If you have a specific problem please create your own thread and explain your environment (which compiler, which target) and what specific problem you have.
the toolchain file expects cl65 as assembler, compiler and linker executable, you did use as65 and cc65
the command line arguments are specified as one single argument (e.g. by using a single string where a list was expected): the error message should only contain e.g. -xc and not the rest
about -xc: I don’t think this was added by CMake, can’t find it in the source code.
Perhaps I should resurrect my old cc65 branch which I have lying around.
Good observation. That was an artefact from some experimenting I made. Reversed it and didn’t make a difference
Quick test. Correct. I thought that this was just a case of bad english.
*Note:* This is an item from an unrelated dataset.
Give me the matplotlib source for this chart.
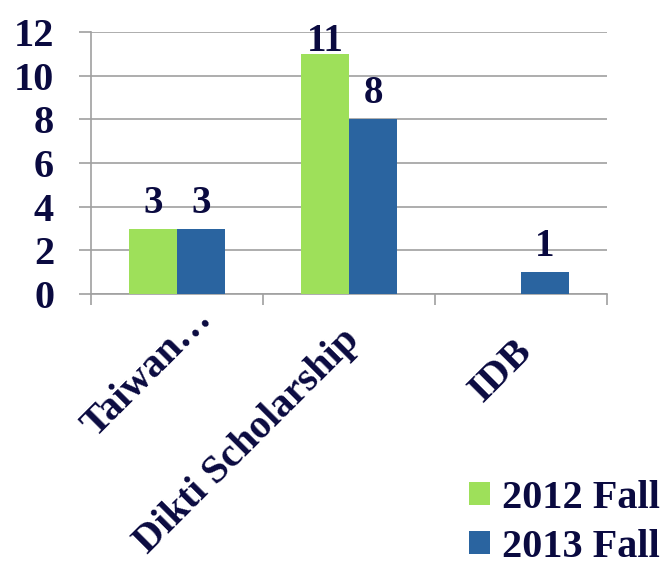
import matplotlib.pyplot as plt
import numpy as np

categories = ["Taiwan…", "Dikti Scholarship", "IDB"]
fall_2012 = [3, 11, 0]
fall_2013 = [3, 8, 1]
series_names = ["2012 Fall", "2013 Fall"]

GREEN = "#9ee05a"
BLUE = "#2a64a0"
TEXT = "#0a0a40"
GRID = "#a0a0a0"

# pixel offsets of each category label's baseline end from (category centre, axis line)
label_offsets = [(36, -26), (12, -48), (12, -58)]

plt.rcParams["font.family"] = ["Liberation Serif", "DejaVu Serif"]
plt.rcParams["font.weight"] = "bold"

fig = plt.figure(figsize=(6.67, 5.70), dpi=100)
ax = fig.add_axes([0.1364, 0.4842, 0.7736, 0.4596])

x = np.arange(len(categories))
w = 0.28
b1 = ax.bar(x - w / 2, fall_2012, w, color=GREEN, label=series_names[0], zorder=3)
b2 = ax.bar(x + w / 2, fall_2013, w, color=BLUE, label=series_names[1], zorder=3)

ax.set_xlim(-0.5, 2.5)
ax.set_ylim(0, 12)

# value labels: 16 px above the bar, but kept from running off the top
px_per_unit = ax.get_position().height * fig.get_figheight() * fig.dpi / 12
for bars, vals in ((b1, fall_2012), (b2, fall_2013)):
    for r, v in zip(bars, vals):
        if v:
            ypos = min(v + 16 / px_per_unit, 11.13)
            ax.text(r.get_x() + r.get_width() / 2, ypos, str(v), ha="center", va="baseline",
                    fontsize=28, fontweight="bold", color=TEXT)

ax.set_yticks(range(0, 13, 2))
ax.yaxis.grid(True, color=GRID, linewidth=1.2, zorder=0)
ax.tick_params(axis="y", labelsize=29, colors=GRID, labelcolor=TEXT, length=8.6, width=1.2, pad=18)

ax.set_xticks([-0.5, 0.5, 1.5, 2.5])
ax.set_xticklabels([])
ax.tick_params(axis="x", colors=GRID, length=8, width=1.2)

for i, (name, (dx, dy)) in enumerate(zip(categories, label_offsets)):
    ax.annotate(name, xy=(i, 0), xycoords=("data", "axes fraction"),
                xytext=(dx, dy), textcoords="offset pixels",
                rotation=45, rotation_mode="anchor", ha="right", va="baseline",
                fontsize=29, fontweight="bold", color=TEXT, annotation_clip=False)

for s in ("top", "right"):
    ax.spines[s].set_visible(False)
for s in ("left", "bottom"):
    ax.spines[s].set_color(GRID)
    ax.spines[s].set_linewidth(1.2)

fig.legend(handles=[b1, b2], labels=series_names, loc="lower right",
           bbox_to_anchor=(0.995, 0.0), frameon=False, fontsize=29,
           handlelength=0.52, handleheight=0.52, handletextpad=0.28, labelspacing=0.3,
           labelcolor=TEXT, borderaxespad=0.0, borderpad=0.1)

fig.savefig("out.png", dpi=100)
Then it was most likely added by CLion.
Two and three suggest a problem in CLion. Let’s see:
cmake --toolchain Library/cc65-toolchain.cmake -S . -B cmake-build-release
-- The ASM compiler identification is cc65
-- Found assembler: /opt/local/bin/cl65
-- Detecting C compiler ABI info
-- Detecting C compiler ABI info - failed
-- Warning: Did not find file Compiler/cc65-ASM
> CMAKE_ASM_COMPILER: /opt/local/bin/cl65
> CMAKE_C_COMPILER: /opt/local/bin/cl65
> CMAKE_AR: /opt/local/bin/ar65
-- Configuring done
-- Generating done
-- Build files have been written to: /Users/Shared/Work/Projects/6502Tutorial/Atari/cmake-build-release
Of course I tried this before and it didn’t work. I guess there were multiple problems some of which I fixed and now all problems left are CLion. Which is annoying as I the only reason I do this is to have CLion support.